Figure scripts
* start *

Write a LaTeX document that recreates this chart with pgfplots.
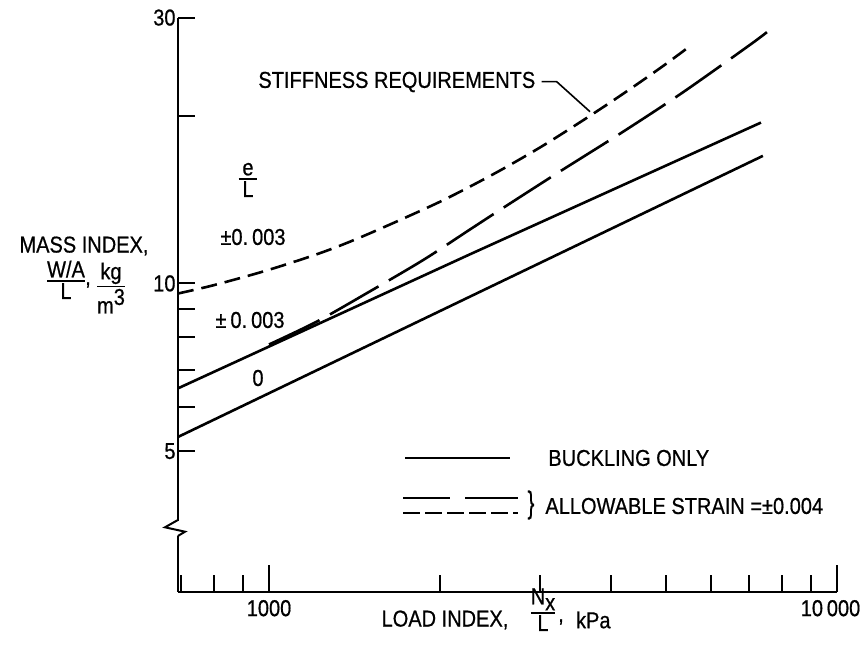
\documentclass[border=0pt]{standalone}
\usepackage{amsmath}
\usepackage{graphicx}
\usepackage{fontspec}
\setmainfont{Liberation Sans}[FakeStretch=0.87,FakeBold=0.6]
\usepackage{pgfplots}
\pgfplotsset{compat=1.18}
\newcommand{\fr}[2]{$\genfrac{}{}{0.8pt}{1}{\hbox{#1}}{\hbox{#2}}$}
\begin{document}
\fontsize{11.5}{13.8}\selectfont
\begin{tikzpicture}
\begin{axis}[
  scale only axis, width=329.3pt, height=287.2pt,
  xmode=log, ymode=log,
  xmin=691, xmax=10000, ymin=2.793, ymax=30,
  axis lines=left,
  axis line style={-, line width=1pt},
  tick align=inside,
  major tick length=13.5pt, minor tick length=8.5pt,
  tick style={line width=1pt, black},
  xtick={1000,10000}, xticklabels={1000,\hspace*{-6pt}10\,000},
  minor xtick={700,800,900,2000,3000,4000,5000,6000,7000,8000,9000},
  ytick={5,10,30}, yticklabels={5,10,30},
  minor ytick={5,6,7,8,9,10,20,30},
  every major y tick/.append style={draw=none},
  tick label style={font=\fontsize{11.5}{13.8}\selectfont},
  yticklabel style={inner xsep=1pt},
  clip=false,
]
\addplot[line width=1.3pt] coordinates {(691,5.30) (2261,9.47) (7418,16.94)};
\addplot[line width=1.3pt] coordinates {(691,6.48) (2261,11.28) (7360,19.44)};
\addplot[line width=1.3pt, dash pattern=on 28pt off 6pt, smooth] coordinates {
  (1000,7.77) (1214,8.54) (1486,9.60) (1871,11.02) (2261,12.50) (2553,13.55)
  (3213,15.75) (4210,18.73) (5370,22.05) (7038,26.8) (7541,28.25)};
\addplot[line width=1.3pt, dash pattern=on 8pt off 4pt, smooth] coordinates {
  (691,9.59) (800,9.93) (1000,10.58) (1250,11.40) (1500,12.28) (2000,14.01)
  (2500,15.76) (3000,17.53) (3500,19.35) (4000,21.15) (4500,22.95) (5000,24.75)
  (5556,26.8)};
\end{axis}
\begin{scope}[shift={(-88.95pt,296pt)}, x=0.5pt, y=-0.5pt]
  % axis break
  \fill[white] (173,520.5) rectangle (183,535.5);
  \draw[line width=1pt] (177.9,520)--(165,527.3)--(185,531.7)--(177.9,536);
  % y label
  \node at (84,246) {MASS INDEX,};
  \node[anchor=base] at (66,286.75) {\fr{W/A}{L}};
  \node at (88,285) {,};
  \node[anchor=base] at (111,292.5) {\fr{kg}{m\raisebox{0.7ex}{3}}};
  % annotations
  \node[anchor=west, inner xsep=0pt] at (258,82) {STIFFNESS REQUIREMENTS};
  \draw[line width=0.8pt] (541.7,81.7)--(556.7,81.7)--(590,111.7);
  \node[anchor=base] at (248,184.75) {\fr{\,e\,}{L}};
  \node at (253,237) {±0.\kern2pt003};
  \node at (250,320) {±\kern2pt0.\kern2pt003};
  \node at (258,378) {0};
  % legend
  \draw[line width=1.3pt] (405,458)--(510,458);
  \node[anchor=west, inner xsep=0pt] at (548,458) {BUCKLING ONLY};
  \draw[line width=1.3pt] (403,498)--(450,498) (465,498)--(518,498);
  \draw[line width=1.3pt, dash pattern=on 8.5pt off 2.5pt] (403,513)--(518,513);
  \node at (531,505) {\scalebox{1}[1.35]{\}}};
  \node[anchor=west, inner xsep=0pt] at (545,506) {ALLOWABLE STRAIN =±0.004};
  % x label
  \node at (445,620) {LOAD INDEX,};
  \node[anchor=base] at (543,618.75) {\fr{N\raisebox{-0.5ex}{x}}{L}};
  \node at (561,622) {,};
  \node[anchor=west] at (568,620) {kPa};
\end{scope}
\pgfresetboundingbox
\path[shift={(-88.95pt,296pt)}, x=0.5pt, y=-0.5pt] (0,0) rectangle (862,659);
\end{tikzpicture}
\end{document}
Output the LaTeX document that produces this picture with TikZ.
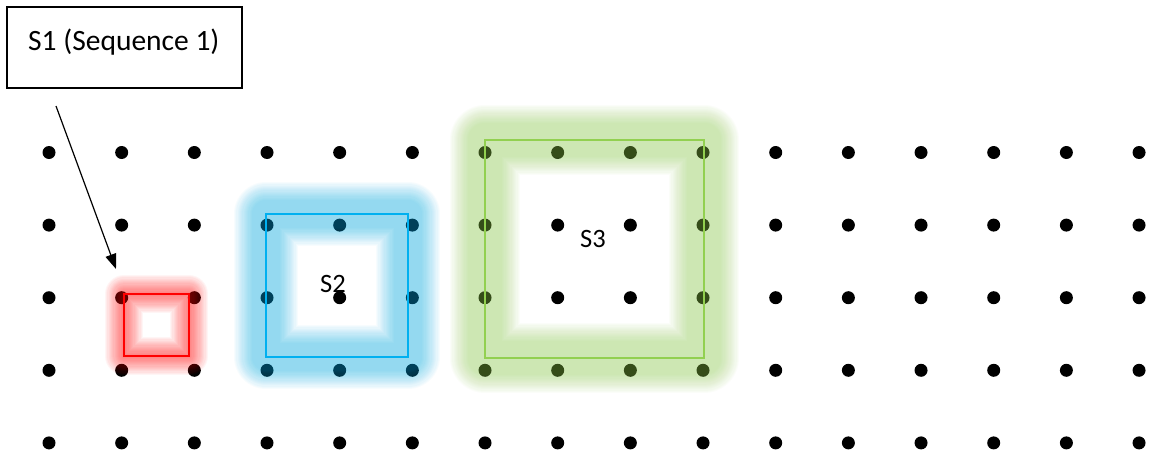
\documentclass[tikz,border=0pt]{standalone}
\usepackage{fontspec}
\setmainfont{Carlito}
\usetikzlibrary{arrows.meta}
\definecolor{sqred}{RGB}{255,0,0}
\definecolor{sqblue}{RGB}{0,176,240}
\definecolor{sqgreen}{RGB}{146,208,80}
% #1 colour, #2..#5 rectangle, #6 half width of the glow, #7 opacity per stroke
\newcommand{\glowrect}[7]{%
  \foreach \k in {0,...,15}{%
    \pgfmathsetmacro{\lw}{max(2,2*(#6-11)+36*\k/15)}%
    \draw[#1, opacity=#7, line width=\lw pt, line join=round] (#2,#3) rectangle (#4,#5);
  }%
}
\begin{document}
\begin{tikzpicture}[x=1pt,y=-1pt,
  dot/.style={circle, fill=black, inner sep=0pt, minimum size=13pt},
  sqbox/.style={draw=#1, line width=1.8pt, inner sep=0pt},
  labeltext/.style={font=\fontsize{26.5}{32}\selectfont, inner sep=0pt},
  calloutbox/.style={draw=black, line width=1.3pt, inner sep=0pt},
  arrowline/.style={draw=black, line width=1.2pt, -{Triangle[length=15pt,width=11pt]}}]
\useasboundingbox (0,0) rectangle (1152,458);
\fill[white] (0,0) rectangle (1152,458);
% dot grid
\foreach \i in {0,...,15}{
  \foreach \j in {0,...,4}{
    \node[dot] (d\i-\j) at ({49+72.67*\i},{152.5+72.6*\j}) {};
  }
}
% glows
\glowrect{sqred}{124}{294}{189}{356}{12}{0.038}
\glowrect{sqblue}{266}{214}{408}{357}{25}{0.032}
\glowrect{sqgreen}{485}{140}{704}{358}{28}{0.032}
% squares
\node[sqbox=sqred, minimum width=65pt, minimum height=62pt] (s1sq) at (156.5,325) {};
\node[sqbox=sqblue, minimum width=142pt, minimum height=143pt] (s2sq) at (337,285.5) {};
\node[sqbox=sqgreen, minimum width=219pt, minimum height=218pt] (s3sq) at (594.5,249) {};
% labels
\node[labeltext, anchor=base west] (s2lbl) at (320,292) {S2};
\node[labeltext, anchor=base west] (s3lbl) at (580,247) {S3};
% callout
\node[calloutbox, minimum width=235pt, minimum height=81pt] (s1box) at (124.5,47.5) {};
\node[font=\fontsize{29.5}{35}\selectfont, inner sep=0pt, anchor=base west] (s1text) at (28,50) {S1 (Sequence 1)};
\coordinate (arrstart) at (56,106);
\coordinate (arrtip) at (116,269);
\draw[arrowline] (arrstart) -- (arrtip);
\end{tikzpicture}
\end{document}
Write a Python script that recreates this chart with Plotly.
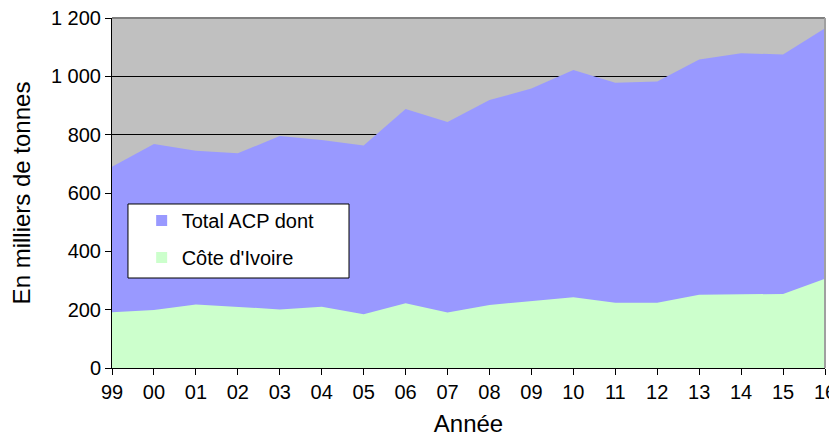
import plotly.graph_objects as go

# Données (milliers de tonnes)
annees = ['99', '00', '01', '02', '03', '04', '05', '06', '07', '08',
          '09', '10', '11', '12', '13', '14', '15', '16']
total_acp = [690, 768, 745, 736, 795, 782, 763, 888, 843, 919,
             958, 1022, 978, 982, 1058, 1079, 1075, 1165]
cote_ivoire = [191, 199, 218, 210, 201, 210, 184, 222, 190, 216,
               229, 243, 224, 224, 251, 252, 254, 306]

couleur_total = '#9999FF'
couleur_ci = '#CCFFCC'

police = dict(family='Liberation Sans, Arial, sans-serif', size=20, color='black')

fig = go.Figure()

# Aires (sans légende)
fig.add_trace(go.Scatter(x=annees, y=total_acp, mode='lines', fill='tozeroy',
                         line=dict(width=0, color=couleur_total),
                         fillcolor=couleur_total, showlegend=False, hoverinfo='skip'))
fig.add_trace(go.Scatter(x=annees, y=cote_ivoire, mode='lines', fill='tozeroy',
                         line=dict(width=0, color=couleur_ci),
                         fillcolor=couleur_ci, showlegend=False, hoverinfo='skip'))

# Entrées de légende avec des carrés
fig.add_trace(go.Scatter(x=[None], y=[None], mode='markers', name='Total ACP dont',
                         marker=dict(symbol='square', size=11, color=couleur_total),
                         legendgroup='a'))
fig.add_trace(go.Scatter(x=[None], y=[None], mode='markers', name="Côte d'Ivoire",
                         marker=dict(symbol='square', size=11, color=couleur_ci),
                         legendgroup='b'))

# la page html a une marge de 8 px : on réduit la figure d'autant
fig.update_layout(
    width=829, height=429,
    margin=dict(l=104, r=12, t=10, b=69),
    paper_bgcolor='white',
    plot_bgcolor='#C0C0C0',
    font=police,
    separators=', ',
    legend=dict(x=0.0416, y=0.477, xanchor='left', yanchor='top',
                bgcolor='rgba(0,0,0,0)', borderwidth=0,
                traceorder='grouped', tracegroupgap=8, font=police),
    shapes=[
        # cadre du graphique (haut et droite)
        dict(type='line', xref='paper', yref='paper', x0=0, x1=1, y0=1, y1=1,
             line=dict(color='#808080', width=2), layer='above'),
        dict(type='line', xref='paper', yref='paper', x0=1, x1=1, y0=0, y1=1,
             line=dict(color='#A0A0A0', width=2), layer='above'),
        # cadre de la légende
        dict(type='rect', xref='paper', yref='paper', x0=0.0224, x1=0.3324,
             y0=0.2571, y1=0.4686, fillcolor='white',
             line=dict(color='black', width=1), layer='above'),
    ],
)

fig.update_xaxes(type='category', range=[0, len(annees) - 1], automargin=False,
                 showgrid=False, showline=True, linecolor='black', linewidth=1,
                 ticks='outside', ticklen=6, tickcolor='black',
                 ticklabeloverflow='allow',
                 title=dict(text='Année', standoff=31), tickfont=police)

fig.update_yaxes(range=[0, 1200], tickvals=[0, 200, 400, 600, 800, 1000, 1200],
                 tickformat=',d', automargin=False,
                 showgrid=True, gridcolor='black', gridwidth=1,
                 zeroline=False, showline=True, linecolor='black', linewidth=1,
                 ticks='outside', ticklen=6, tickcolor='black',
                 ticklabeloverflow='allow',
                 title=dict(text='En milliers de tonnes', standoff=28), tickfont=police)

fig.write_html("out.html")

* end *

§ **TASK TO CARRY OUT**
Leave out the pictures and give again exactly the lines from the one with "Write a Python" through the one with "fillcolor=couleur_ci, showlegend=False, hoverinfo='skip'))", and no others.

§ **THE OUTPUT**
Write a Python script that recreates this chart with Plotly.
import plotly.graph_objects as go

# Données (milliers de tonnes)
annees = ['99', '00', '01', '02', '03', '04', '05', '06', '07', '08',
          '09', '10', '11', '12', '13', '14', '15', '16']
total_acp = [690, 768, 745, 736, 795, 782, 763, 888, 843, 919,
             958, 1022, 978, 982, 1058, 1079, 1075, 1165]
cote_ivoire = [191, 199, 218, 210, 201, 210, 184, 222, 190, 216,
               229, 243, 224, 224, 251, 252, 254, 306]

couleur_total = '#9999FF'
couleur_ci = '#CCFFCC'

police = dict(family='Liberation Sans, Arial, sans-serif', size=20, color='black')

fig = go.Figure()

# Aires (sans légende)
fig.add_trace(go.Scatter(x=annees, y=total_acp, mode='lines', fill='tozeroy',
                         line=dict(width=0, color=couleur_total),
                         fillcolor=couleur_total, showlegend=False, hoverinfo='skip'))
fig.add_trace(go.Scatter(x=annees, y=cote_ivoire, mode='lines', fill='tozeroy',
                         line=dict(width=0, color=couleur_ci),
                         fillcolor=couleur_ci, showlegend=False, hoverinfo='skip'))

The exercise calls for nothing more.